Now, I did also add one interesting optimisation related to sum types. It turned out to have pretty small impact on most programs, but I still think it’s worth talking about, because I was unable to find anything like it in the literature. I was also unable to come up with a good name for it, so it has a pretty stupid one.
Load Sinking
Recall how sum types are represented at run-time in Futhark: the
constructor is turned into an 8-bit integer (i8
), and the payload
types are just concatenated. For example, the type
type sum = #foo i32 | #bar bool
will be represented as (i8, i32, bool)
. A pattern match
match v
case #foo x -> f x
case #bar y -> g y
is then compiled into if-then-else
:
let (c, x, y) = v
in if c == 0
then f x
else g y
So far, so good. Now, what happens if we have an array of sum
types? Well, that will turn into an array of tuples, and in Futhark,
an array-of-tuples are represented as a tuple-of-arrays for low-level
performance reasons.
Continuing the example, an array []sum
will be represented as
([]u8, []i32, []bool)
. Let’s say that the original source program
has such an array, called sums
, and is indexing that array and
performing a pattern match on the result:
let v = sums[i]
in match v
case #foo x -> f x
case #bar y -> g y
After turning sums into tuples and arrays-of-tuples into tuples-of-arrays, we obtain the following:
let c = sums_cs[i]
let x = sums_xs[i]
let y = sums_ys[i]
in if c == 0
then f x
else g y
So, what’s the problem here? We are always reading both x
and
y
, even though only one of them will ever be used! That means we
have redundant accesses to memory, and memory is slow. It can become a
significant problem when we have larger sum types with many
constructors and large payloads, even taking into account the
deduplication we do when constructors overlap in their payload type.

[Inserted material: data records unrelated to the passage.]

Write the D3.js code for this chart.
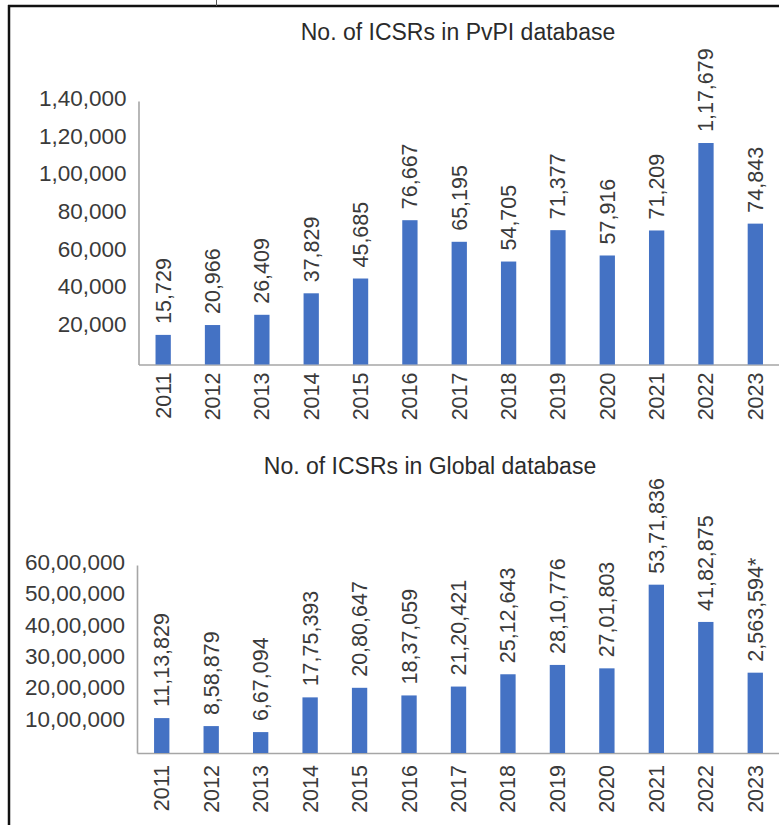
<!DOCTYPE html>
<html>
<head>
<meta charset="utf-8">
<script src="https://cdn.jsdelivr.net/npm/d3@7"></script>
<style>
  body { margin: 0; background: #fff; }
  svg text { font-family: "Liberation Sans", Arial, sans-serif; fill: #3a3a3a; }
  .title { font-size: 23px; fill: #2b2b2b; }
  .axis text { font-size: 21.5px; }
  .y-axis text { font-size: 22.5px; }
  .axis path { stroke: #a6a6a6; stroke-width: 1.6px; }
  .bar-label { font-size: 21.5px; }
  .bar { fill: #4472c4; }
</style>
</head>
<body>
<div id="chart"></div>
<script>

// ----------------------------------------------------------
//                          Data
// ----------------------------------------------------------

const years = ["2011", "2012", "2013", "2014", "2015", "2016", "2017",
               "2018", "2019", "2020", "2021", "2022", "2023"];

// ICSRs in PvPI database
const pvpiCounts = [15729, 20966, 26409, 37829, 45685, 76667, 65195,
                    54705, 71377, 57916, 71209, 117679, 74843];
const pvpiTicks = [20000, 40000, 60000, 80000, 100000, 120000, 140000];

// ICSRs in Global database
const globalCounts = [1113829, 858879, 667094, 1775393, 2080647, 1837059, 2120421,
                      2512643, 2810776, 2701803, 5371836, 4182875, 2563594];
const globalTicks = [1000000, 2000000, 3000000, 4000000, 5000000, 6000000];
// one label is printed in the western format with a footnote mark
const globalLabelOverride = { "2023": "2,563,594*" };


// ----------------------------------------------------------
//                       Definitions
// ----------------------------------------------------------

// indian digit grouping: 1,17,679 / 53,71,836
const indian = d3.formatLocale({
    decimal: ".",
    thousands: ",",
    grouping: [3, 2, 2, 2, 2, 2, 2],
    currency: ["", ""]
}).format(",d");

const svg = d3.select("#chart")
    .append("svg")
    .attr("width", 779)
    .attr("height", 825);

// frame of the scanned figure
svg.append("line")
    .attr("x1", 9).attr("x2", 9).attr("y1", 5).attr("y2", 825)
    .style("stroke", "#111").style("stroke-width", 2.5);
svg.append("line")
    .attr("x1", 8).attr("x2", 779).attr("y1", 6).attr("y2", 6)
    .style("stroke", "#111").style("stroke-width", 2.5);
svg.append("line")
    .attr("x1", 216.5).attr("x2", 216.5).attr("y1", 0).attr("y2", 6)
    .style("stroke", "#555").style("stroke-width", 1);


// ----------------------------------------------------------
//                         Drawing
// ----------------------------------------------------------

function drawBarChart(opts) {
    const g = svg.append("g");

    const x = d3.scaleBand()
        .domain(opts.categories)
        .range([opts.left, opts.right])
        .paddingInner(0.69)
        .paddingOuter(0.345);

    const y = d3.scaleLinear()
        .domain([0, opts.max])
        .range([opts.bottom, opts.top]);

    // title
    g.append("text")
        .attr("class", "title")
        .attr("x", opts.titleX)
        .attr("y", opts.titleY)
        .attr("text-anchor", "middle")
        .text(opts.title);

    // y axis
    g.append("g")
        .attr("class", "axis y-axis")
        .attr("transform", "translate(" + opts.left + ",0)")
        .call(d3.axisLeft(y).tickValues(opts.ticks).tickFormat(indian).tickSize(0).tickPadding(12))
        .call((a) => a.selectAll("text").attr("dy", "0.2em"));

    // x axis (years, rotated)
    g.append("g")
        .attr("class", "axis")
        .attr("transform", "translate(0," + opts.bottom + ")")
        .call(d3.axisBottom(x).tickSize(0).tickPadding(0))
        .call((a) => a.selectAll("text")
            .attr("text-anchor", "end")
            .attr("dy", null)
            .attr("y", 0)
            .attr("transform", "translate(" + 7.5 + "," + opts.yearGap + ") rotate(-90)"));

    // bars
    g.selectAll(".bar")
        .data(opts.values)
        .enter()
        .append("rect")
        .attr("class", "bar")
        .attr("x", (d, i) => x(opts.categories[i]))
        .attr("width", x.bandwidth())
        .attr("y", (d) => y(d))
        .attr("height", (d) => y(0) - y(d));

    // value labels on top of bars
    g.selectAll(".bar-label")
        .data(opts.values)
        .enter()
        .append("text")
        .attr("class", "bar-label")
        .attr("text-anchor", "start")
        .attr("transform", (d, i) => {
            const cx = x(opts.categories[i]) + x.bandwidth() / 2 + 7.5;
            return "translate(" + cx + "," + (y(d) - 11) + ") rotate(-90)";
        })
        .text((d, i) => opts.labelOverride[opts.categories[i]] || indian(d));
}

drawBarChart({
    title: "No. of ICSRs in PvPI database",
    titleX: 458, titleY: 39.5,
    categories: years,
    values: pvpiCounts,
    ticks: pvpiTicks,
    max: 140000,
    labelOverride: {},
    left: 138.5, right: 780,
    top: 101, bottom: 364.5,
    yearGap: 8
});

drawBarChart({
    title: "No. of ICSRs in Global database",
    titleX: 430, titleY: 474,
    categories: years,
    values: globalCounts,
    ticks: globalTicks,
    max: 6000000,
    labelOverride: globalLabelOverride,
    left: 137, right: 780,
    top: 565, bottom: 753,
    yearGap: 12
});

</script>
</body>
</html>
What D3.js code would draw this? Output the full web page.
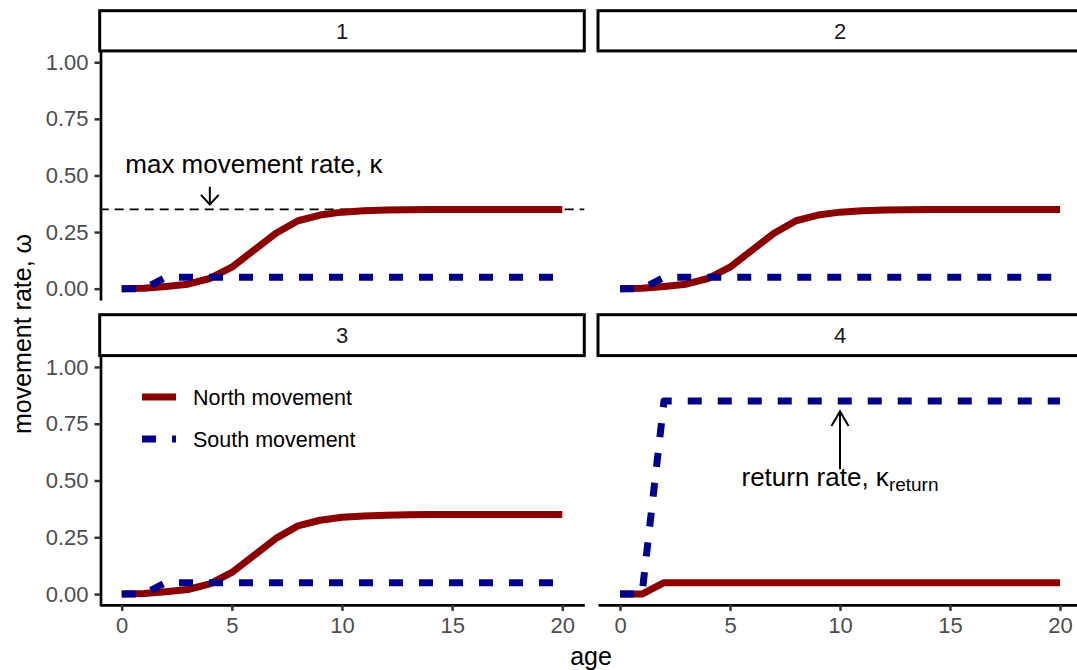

In particular, this pattern is almost guaranteed to occur when
map
ing across an array of sum types.
The solution I came up with is an optimisation I call “sinking”
because it is the opposite of hoisting.
Basically, for each instance of array indexing in the program, I check
whether the result of the indexing is only used inside a later
occurring if
branch. If so, I move the index operation inside the
branch. Applied to the program above, it produces:
let c = sums_cs[i]
in if c == 0
then let x = sums_xs[i]
in f x
else let y = sums_ys[i]
in g y
The program that motivated this optimisation was a ray tracer I worked on that contains arrays of relatively large sum types (the objects in the scene) that each desugar to over a dozen values. Unfortunately, while the optimisation had impact on contrived benchmarks, the ray tracer was mostly unaffected. I suspect two reasons:
- Our deduplication is quite good, so most values (e.g. the bounding
box and material of the object) is used in all branches of the
case
. - The ray tracer performs so many other memory accesses anyway, and is bottlenecked by other things.
Oh well. Some day, someone may write a program that would have been slightly slower if not for this optimisation.